What needs to be done:
Go through the data and copy every line exactly, but not the images.

#### Provided material ####

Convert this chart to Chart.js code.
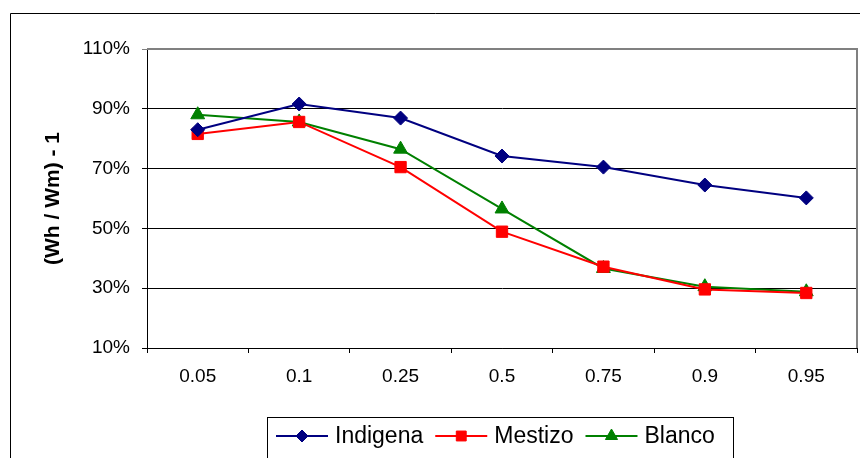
<!DOCTYPE html>
<html>
<head>
<meta charset="utf-8">
<script src="https://cdn.jsdelivr.net/npm/chart.js@4"></script>
<style>
  body { margin: 0; background: #fff; }
  #wrap { width: 860px; height: 458px; }
</style>
</head>
<body>
<div id="wrap"><canvas id="chart" width="860" height="458"></canvas></div>
<script>
// Data
const categories = ['0.05', '0.1', '0.25', '0.5', '0.75', '0.9', '0.95'];
const indigena = [83, 91.6, 86.9, 74.2, 70.5, 64.5, 60.2];
const mestizo = [81.6, 85.6, 70.5, 48.9, 37.2, 29.6, 28.4];
const blanco = [88, 85.6, 76.5, 56.5, 36.6, 30.5, 28.8];
const yTicks = [10, 30, 50, 70, 90, 110];

const FONT = "'Liberation Sans', Arial, sans-serif";

// Outer frame and plot-area border (top/right in grey)
const framePlugin = {
    id: 'frame',
    beforeDraw(chart) {
        const ctx = chart.ctx;
        ctx.save();
        ctx.fillStyle = '#fff';
        ctx.fillRect(0, 0, chart.width, chart.height);
        ctx.strokeStyle = '#000';
        ctx.lineWidth = 1;
        ctx.beginPath();
        ctx.moveTo(10.5, chart.height + 2);
        ctx.lineTo(10.5, 13.5);
        ctx.lineTo(chart.width + 2, 13.5);
        ctx.stroke();
        ctx.restore();
    },
    beforeDatasetsDraw(chart) {
        const a = chart.chartArea;
        const ctx = chart.ctx;
        ctx.save();
        ctx.strokeStyle = '#808080';
        ctx.lineWidth = 2;
        ctx.beginPath();
        ctx.moveTo(a.left, a.top);
        ctx.lineTo(a.right, a.top);
        ctx.lineTo(a.right, a.bottom);
        ctx.stroke();
        ctx.restore();
    }
};

// Legend with line + marker, boxed, at the bottom
const legendPlugin = {
    id: 'boxLegend',
    afterDraw(chart) {
        const ctx = chart.ctx;
        ctx.save();
        ctx.strokeStyle = '#000';
        ctx.lineWidth = 1;
        ctx.strokeRect(267.5, 417.5, 466, 60);
        ctx.font = '23px ' + FONT;
        ctx.textBaseline = 'middle';
        let x = 276;
        const y = 436;
        chart.data.datasets.forEach(ds => {
            ctx.strokeStyle = ds.borderColor;
            ctx.lineWidth = 2;
            ctx.beginPath();
            ctx.moveTo(x, y);
            ctx.lineTo(x + 52, y);
            ctx.stroke();
            ctx.fillStyle = ds.pointBackgroundColor;
            ctx.strokeStyle = ds.pointBorderColor;
            ctx.lineWidth = 1;
            Chart.helpers.drawPoint(ctx, {
                pointStyle: ds.pointStyle,
                radius: ds.pointRadius - 1,
                rotation: 0,
                borderWidth: 1
            }, x + 26, y);
            ctx.fillStyle = '#000';
            ctx.fillText(ds.label, x + 59, y + 1);
            x += 59 + ctx.measureText(ds.label).width + 12;
        });
        ctx.restore();
    }
};

function series(label, data, color, style, radius) {
    return {
        label: label,
        data: data,
        borderColor: color,
        backgroundColor: color,
        pointBackgroundColor: color,
        pointBorderColor: color,
        pointStyle: style,
        pointRadius: radius,
        pointBorderWidth: 1,
        borderWidth: 2,
        tension: 0
    };
}

new Chart(document.getElementById('chart'), {
    type: 'line',
    data: {
        labels: categories,
        datasets: [
            series('Indigena', indigena, '#000080', 'rectRot', 7),
            series('Mestizo', mestizo, '#ff0000', 'rect', 8),
            series('Blanco', blanco, '#008000', 'triangle', 8)
        ]
    },
    options: {
        responsive: false,
        animation: false,
        layout: { autoPadding: false, padding: { top: 49, right: 3, left: 0, bottom: 60 } },
        plugins: {
            legend: { display: false },
            tooltip: { enabled: false }
        },
        scales: {
            x: {
                offset: true,
                afterFit: s => { s.height = 50; s.paddingLeft = 0; s.paddingRight = 0; },
                grid: {
                    offset: true,
                    drawOnChartArea: false,
                    drawTicks: true,
                    tickLength: 5,
                    color: '#000'
                },
                border: { color: '#000', width: 1 },
                ticks: {
                    color: '#000',
                    font: { family: FONT, size: 19 },
                    padding: 12,
                    maxRotation: 0
                }
            },
            y: {
                min: 10,
                max: 110,
                afterFit: s => { s.width = 147; },
                afterBuildTicks: s => { s.ticks = yTicks.map(v => ({ value: v })); },
                grid: {
                    tickLength: 5,
                    color: ctx => (ctx.tick && ctx.tick.value === 110) ? '#808080' : '#000'
                },
                border: { color: '#000', width: 1 },
                ticks: {
                    color: '#000',
                    font: { family: FONT, size: 19 },
                    padding: 12,
                    callback: v => v + '%'
                },
                title: {
                    display: true,
                    text: '(Wh / Wm) - 1',
                    color: '#000',
                    font: { family: FONT, size: 21, weight: 'bold' },
                    padding: { top: 41, bottom: 0 }
                }
            }
        }
    },
    plugins: [framePlugin, legendPlugin]
});
</script>
</body>
</html>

####

Answer to this exercise:
Convert this chart to Chart.js code.
<!DOCTYPE html>
<html>
<head>
<meta charset="utf-8">
<script src="https://cdn.jsdelivr.net/npm/chart.js@4"></script>
<style>
  body { margin: 0; background: #fff; }
  #wrap { width: 860px; height: 458px; }
</style>
</head>
<body>
<div id="wrap"><canvas id="chart" width="860" height="458"></canvas></div>
<script>
// Data
const categories = ['0.05', '0.1', '0.25', '0.5', '0.75', '0.9', '0.95'];
const indigena = [83, 91.6, 86.9, 74.2, 70.5, 64.5, 60.2];
const mestizo = [81.6, 85.6, 70.5, 48.9, 37.2, 29.6, 28.4];
const blanco = [88, 85.6, 76.5, 56.5, 36.6, 30.5, 28.8];
const yTicks = [10, 30, 50, 70, 90, 110];

const FONT = "'Liberation Sans', Arial, sans-serif";

// Outer frame and plot-area border (top/right in grey)
const framePlugin = {
    id: 'frame',
    beforeDraw(chart) {
        const ctx = chart.ctx;
        ctx.save();
        ctx.fillStyle = '#fff';
        ctx.fillRect(0, 0, chart.width, chart.height);
        ctx.strokeStyle = '#000';
        ctx.lineWidth = 1;
        ctx.beginPath();
        ctx.moveTo(10.5, chart.height + 2);
        ctx.lineTo(10.5, 13.5);
        ctx.lineTo(chart.width + 2, 13.5);
        ctx.stroke();
        ctx.restore();
    },
    beforeDatasetsDraw(chart) {
        const a = chart.chartArea;
        const ctx = chart.ctx;
        ctx.save();
        ctx.strokeStyle = '#808080';
        ctx.lineWidth = 2;
        ctx.beginPath();
        ctx.moveTo(a.left, a.top);
        ctx.lineTo(a.right, a.top);
        ctx.lineTo(a.right, a.bottom);
        ctx.stroke();
        ctx.restore();
    }
};

// Legend with line + marker, boxed, at the bottom
const legendPlugin = {
    id: 'boxLegend',
    afterDraw(chart) {
        const ctx = chart.ctx;
        ctx.save();
        ctx.strokeStyle = '#000';
        ctx.lineWidth = 1;
        ctx.strokeRect(267.5, 417.5, 466, 60);
        ctx.font = '23px ' + FONT;
        ctx.textBaseline = 'middle';
        let x = 276;
        const y = 436;
        chart.data.datasets.forEach(ds => {
            ctx.strokeStyle = ds.borderColor;
            ctx.lineWidth = 2;
            ctx.beginPath();
            ctx.moveTo(x, y);
            ctx.lineTo(x + 52, y);
            ctx.stroke();
            ctx.fillStyle = ds.pointBackgroundColor;
            ctx.strokeStyle = ds.pointBorderColor;
            ctx.lineWidth = 1;
            Chart.helpers.drawPoint(ctx, {
                pointStyle: ds.pointStyle,
                radius: ds.pointRadius - 1,
                rotation: 0,
                borderWidth: 1
            }, x + 26, y);
            ctx.fillStyle = '#000';
            ctx.fillText(ds.label, x + 59, y + 1);
            x += 59 + ctx.measureText(ds.label).width + 12;
        });
        ctx.restore();
    }
};

function series(label, data, color, style, radius) {
    return {
        label: label,
        data: data,
        borderColor: color,
        backgroundColor: color,
        pointBackgroundColor: color,
        pointBorderColor: color,
        pointStyle: style,
        pointRadius: radius,
        pointBorderWidth: 1,
        borderWidth: 2,
        tension: 0
    };
}

new Chart(document.getElementById('chart'), {
    type: 'line',
    data: {
        labels: categories,
        datasets: [
            series('Indigena', indigena, '#000080', 'rectRot', 7),
            series('Mestizo', mestizo, '#ff0000', 'rect', 8),
            series('Blanco', blanco, '#008000', 'triangle', 8)
        ]
    },
    options: {
        responsive: false,
        animation: false,
        layout: { autoPadding: false, padding: { top: 49, right: 3, left: 0, bottom: 60 } },
        plugins: {
            legend: { display: false },
            tooltip: { enabled: false }
        },
        scales: {
            x: {
                offset: true,
                afterFit: s => { s.height = 50; s.paddingLeft = 0; s.paddingRight = 0; },
                grid: {
                    offset: true,
                    drawOnChartArea: false,
                    drawTicks: true,
                    tickLength: 5,
                    color: '#000'
                },
                border: { color: '#000', width: 1 },
                ticks: {
                    color: '#000',
                    font: { family: FONT, size: 19 },
                    padding: 12,
                    maxRotation: 0
                }
            },
            y: {
                min: 10,
                max: 110,
                afterFit: s => { s.width = 147; },
                afterBuildTicks: s => { s.ticks = yTicks.map(v => ({ value: v })); },
                grid: {
                    tickLength: 5,
                    color: ctx => (ctx.tick && ctx.tick.value === 110) ? '#808080' : '#000'
                },
                border: { color: '#000', width: 1 },
                ticks: {
                    color: '#000',
                    font: { family: FONT, size: 19 },
                    padding: 12,
                    callback: v => v + '%'
                },
                title: {
                    display: true,
                    text: '(Wh / Wm) - 1',
                    color: '#000',
                    font: { family: FONT, size: 21, weight: 'bold' },
                    padding: { top: 41, bottom: 0 }
                }
            }
        }
    },
    plugins: [framePlugin, legendPlugin]
});
</script>
</body>
</html>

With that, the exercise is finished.